Esta proposta sobre a fraternidade universal, Bergoglio situa-a na continuidade do documento sobre a fraternidade humana para a paz mundial e a convivência comum, assinado conjuntamente com o grande imã Ahmad Al-Tayyeb, em Abu Dhabi, em fevereiro de 2019. A encíclica perspetiva assim o tema da fraternidade a partir da tradição católica, mas pretende claramente ultrapassar fronteiras, abrindo-se em diálogo com outras tradições. E além de Ahmad Al-Tayyeb são nomeadas, entre outras, as inspirações de Martin Luther King, Desmond Tutu e Mahatma Gandhi. Do mesmo modo, no que respeita aos destinatários desta encíclica, que corporiza “um novo sonho de fraternidade e de amizade social que não se fique apenas pelas palavras”, o Papa deseja que ela se torne um ponto de diálogo aberto com todas as pessoas de boa vontade.
Ou nos constituímos como um “nós” que habita a Casa comum que é a terra ou veremos apenas crescer a guerra de interesses e egoísmos que nos põe a “todos contra todos”

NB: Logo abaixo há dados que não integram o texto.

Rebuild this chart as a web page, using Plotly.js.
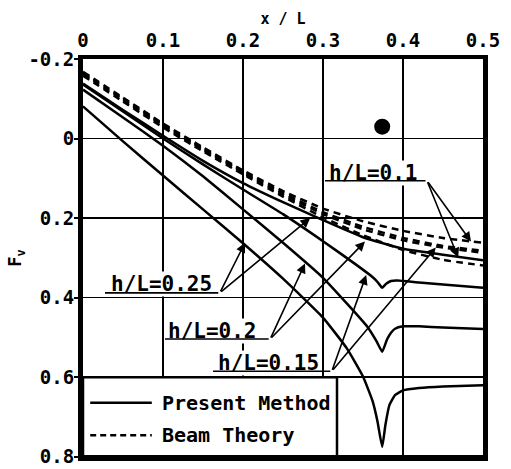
<!DOCTYPE html>
<html><head><meta charset="utf-8">
<script src="https://cdn.plot.ly/plotly-3.0.1.min.js"></script>
<style>html,body{margin:0;padding:0;background:#fff;overflow:hidden}#chart{width:511px;height:469px}</style>
</head><body><div id="chart"></div>
<script>
const xTickVals = [0, 0.1, 0.2, 0.3, 0.4, 0.5];
const xTickText = ["0", "0.1", "0.2", "0.3", "0.4", "0.5"];
const yTickVals = [-0.2, 0, 0.2, 0.4, 0.6, 0.8];
const yTickText = ["-0.2", "0", "0.2", "0.4", "0.6", "0.8"];

// Present Method (solid)
const xPM10 = [0, 0.05, 0.1, 0.15, 0.2, 0.25, 0.3, 0.35, 0.4, 0.45, 0.5];
const yPM10 = [-0.138, -0.072, -0.007, 0.056, 0.112, 0.16, 0.205, 0.248, 0.277, 0.292, 0.306];
const xPM15 = [0, 0.05, 0.1, 0.15, 0.2, 0.25, 0.3, 0.34, 0.36, 0.368, 0.374, 0.379, 0.385, 0.393, 0.42, 0.45, 0.5];
const yPM15 = [-0.136, -0.068, 0.0, 0.065, 0.128, 0.19, 0.258, 0.315, 0.345, 0.36, 0.375, 0.365, 0.358, 0.357, 0.362, 0.367, 0.375];
const xPM20 = [0, 0.05, 0.1, 0.15, 0.2, 0.25, 0.3, 0.33, 0.355, 0.367, 0.374, 0.38, 0.385, 0.39, 0.4, 0.42, 0.45, 0.5];
const yPM20 = [-0.123, -0.053, 0.018, 0.095, 0.178, 0.262, 0.35, 0.415, 0.472, 0.51, 0.536, 0.505, 0.488, 0.478, 0.472, 0.472, 0.475, 0.479];
const xPM25 = [0, 0.05, 0.1, 0.15, 0.2, 0.25, 0.3, 0.33, 0.35, 0.362, 0.368, 0.374, 0.378, 0.383, 0.39, 0.4, 0.42, 0.45, 0.5];
const yPM25 = [-0.081, 0.007, 0.093, 0.178, 0.263, 0.352, 0.45, 0.528, 0.598, 0.66, 0.71, 0.775, 0.72, 0.67, 0.645, 0.633, 0.627, 0.623, 0.62];

// Beam Theory (dashed)
const xBT = [0, 0.05, 0.1, 0.15, 0.2, 0.25, 0.3, 0.35, 0.4, 0.45, 0.5];
const yBT10 = [-0.168, -0.103, -0.038, 0.022, 0.08, 0.132, 0.176, 0.208, 0.232, 0.25, 0.262];
const yBT15 = [-0.165, -0.1, -0.035, 0.025, 0.083, 0.137, 0.185, 0.222, 0.25, 0.27, 0.282];
const yBT20 = [-0.162, -0.097, -0.032, 0.028, 0.086, 0.141, 0.19, 0.228, 0.256, 0.274, 0.287];
const yBT25 = [-0.158, -0.093, -0.028, 0.032, 0.09, 0.146, 0.198, 0.243, 0.28, 0.305, 0.319];

const dotX = [0.374];
const dotY = [-0.03];

const FONT = "DejaVu Sans Mono, monospace";
const solid = {color: '#000', width: 2.5, shape: 'spline', smoothing: 0.4};
const dashed = {color: '#000', width: 2.5, dash: '7px,5px', shape: 'spline', smoothing: 0.4};

const traces = [
  {x: xBT, y: yBT10, mode: 'lines', line: dashed, name: 'Beam Theory h/L=0.1'},
  {x: xBT, y: yBT15, mode: 'lines', line: dashed, name: 'Beam Theory h/L=0.15'},
  {x: xBT, y: yBT20, mode: 'lines', line: dashed, name: 'Beam Theory h/L=0.2'},
  {x: xBT, y: yBT25, mode: 'lines', line: dashed, name: 'Beam Theory h/L=0.25'},
  {x: xPM10, y: yPM10, mode: 'lines', line: solid, name: 'Present Method h/L=0.1'},
  {x: xPM15, y: yPM15, mode: 'lines', line: solid, name: 'Present Method h/L=0.15'},
  {x: xPM20, y: yPM20, mode: 'lines', line: solid, name: 'Present Method h/L=0.2'},
  {x: xPM25, y: yPM25, mode: 'lines', line: solid, name: 'Present Method h/L=0.25'},
  {x: dotX, y: dotY, mode: 'markers', marker: {color: '#000', size: 16}, name: 'point'}
];

function label(x, y, t) {
  return {x: x, y: y, xref: 'x', yref: 'y', text: t, showarrow: false, xanchor: 'left', yanchor: 'middle',
    bgcolor: '#fff', borderpad: 0, font: {family: FONT, size: 21, color: '#000', weight: 'bold'}};
}
function arrow(x, y, ax, ay, head) {
  return {x: x, y: y, ax: ax, ay: ay, xref: 'x', yref: 'y', axref: 'x', ayref: 'y', text: '',
    showarrow: true, arrowhead: head, arrowsize: 1.2, arrowwidth: 1.6, arrowcolor: '#000', standoff: 0, startstandoff: 0};
}

const annotations = [
  label(0.034, 0.365, 'h/L=0.25'),
  label(0.105, 0.484, 'h/L=0.2'),
  label(0.1675, 0.563, 'h/L=0.15'),
  label(0.306, 0.086, 'h/L=0.1'),
  // underlines
  arrow(0.0275, 0.388, 0.171, 0.388, 0),
  arrow(0.1025, 0.504, 0.234, 0.504, 0),
  arrow(0.1625, 0.585, 0.311, 0.585, 0),
  arrow(0.3025, 0.106, 0.43, 0.106, 0),
  // pointers
  arrow(0.2025, 0.262, 0.171, 0.388, 2),
  arrow(0.284, 0.2, 0.171, 0.388, 2),
  arrow(0.2775, 0.314, 0.234, 0.504, 2),
  arrow(0.3525, 0.259, 0.234, 0.504, 2),
  arrow(0.354, 0.343, 0.311, 0.585, 2),
  arrow(0.441, 0.274, 0.311, 0.585, 2),
  arrow(0.485, 0.259, 0.43, 0.106, 2),
  arrow(0.469, 0.299, 0.43, 0.106, 2),
  // legend texts
  {x: 0.0963, y: 0.664, xref: 'x', yref: 'y', text: 'Present Method', showarrow: false, xanchor: 'left', yanchor: 'middle',
    font: {family: FONT, size: 20, color: '#000', weight: 'bold'}},
  {x: 0.0963, y: 0.746, xref: 'x', yref: 'y', text: 'Beam Theory', showarrow: false, xanchor: 'left', yanchor: 'middle',
    font: {family: FONT, size: 20, color: '#000', weight: 'bold'}}
];

const shapes = [
  {type: 'rect', xref: 'x', yref: 'y', x0: 0, x1: 0.3175, y0: 0.6, y1: 0.8, fillcolor: '#fff', line: {color: '#000', width: 2.5}, layer: 'between'},
  {type: 'line', xref: 'x', yref: 'y', x0: 0.009, x1: 0.086, y0: 0.664, y1: 0.664, line: {color: '#000', width: 2.5}, layer: 'between'},
  {type: 'line', xref: 'x', yref: 'y', x0: 0.009, x1: 0.086, y0: 0.746, y1: 0.746, line: {color: '#000', width: 2.5, dash: '6px,4px'}, layer: 'between'},
  // bottom frame edge
  {type: 'line', xref: 'paper', yref: 'paper', x0: -0.006, x1: 1.006, y0: 0, y1: 0, line: {color: '#000', width: 4}, layer: 'above'}
];

const layout = {
  width: 511, height: 469,
  margin: {l: 83, r: 28, t: 59, b: 12},
  paper_bgcolor: '#fff', plot_bgcolor: '#fff',
  showlegend: false,
  font: {family: FONT, color: '#000', size: 18, weight: 'bold'},
  xaxis: {
    range: [0, 0.5], side: 'top', tickmode: 'array', tickvals: xTickVals, ticktext: xTickText,
    ticks: '', showgrid: true, gridcolor: '#000', gridwidth: 1.5, ticklabeloverflow: 'allow',
    showline: true, mirror: true, linecolor: '#000', linewidth: 4, zeroline: false,
    tickfont: {family: FONT, size: 19, color: '#000', weight: 'bold'},
    title: {text: 'x / L', font: {family: FONT, size: 15, color: '#000', weight: 'bold'}, standoff: 2}
  },
  yaxis: {
    range: [0.8005, -0.2], tickmode: 'array', tickvals: yTickVals, ticktext: yTickText,
    ticks: 'outside', ticklen: 4, tickwidth: 2, tickcolor: '#000', ticklabelstandoff: -4, ticklabeloverflow: 'allow',
    showgrid: true, gridcolor: '#000', gridwidth: 1.5,
    showline: true, mirror: true, linecolor: '#000', linewidth: 5, zeroline: false,
    tickfont: {family: FONT, size: 19, color: '#000', weight: 'bold'},
    title: {text: 'F<sub>v</sub>', font: {family: FONT, size: 17, color: '#000', weight: 'bold'}, standoff: 4}
  },
  shapes: shapes,
  annotations: annotations
};

Plotly.newPlot('chart', traces, layout, {staticPlot: true, displayModeBar: false});
</script>
</body></html>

O presente texto coloca-se claramente na linhagem das chamadas “encíclicas sociais”, que abordam diretamente as problemáticas que afligem as sociedades, iluminando-as com um património doutrinal que, desde a célebre encíclica de Leão XIII, “Rerum Novarum” (1891), se tem vindo sempre a consolidar. A maior parte dos papas do século XX apresentou encíclicas sociais e alguns fizeram-no mais de uma vez, como foi o caso de João XXIII (2), Paulo VI (2) ou de João Paulo II (3). Também o Papa Francisco bisa com este novo e incisivo texto que revisita, em chave de atualidade, temas recorrentes da doutrina social da Igreja: os direitos da pessoa humana, a cidadania, o bem comum, o trabalho, os modelos de desenvolvimento, a destinação universal dos bens, a propriedade, a construção da justiça e da paz, as migrações, a regulação económica, a reabilitação da política, a condenação do racismo, a ecologia, o avanço tecnológico, os reptos que se colocam à informação na era digital, etc.
Francisco sabe bem os riscos que corre propondo uma encíclica sobre uma categoria que (ainda) não tem estatuto político. Em diversos momentos ele alerta para que o seu discurso não seja treslido como uma utopia bem intencionada, porém impraticável. Ora, aqui joga-se com coragem profética exatamente o contrário: a certeza de que ou nos constituímos como um “nós” que habita a casa comum que é a terra ou veremos apenas crescer a guerra de interesses e egoísmos que nos põe a “todos contra todos”. Quem tem ouvidos para ouvir, oiça este apelo “a repensar os nossos estilos de vida, as nossas relações, a organização das nossas sociedades e sobretudo o sentido da nossa existência”.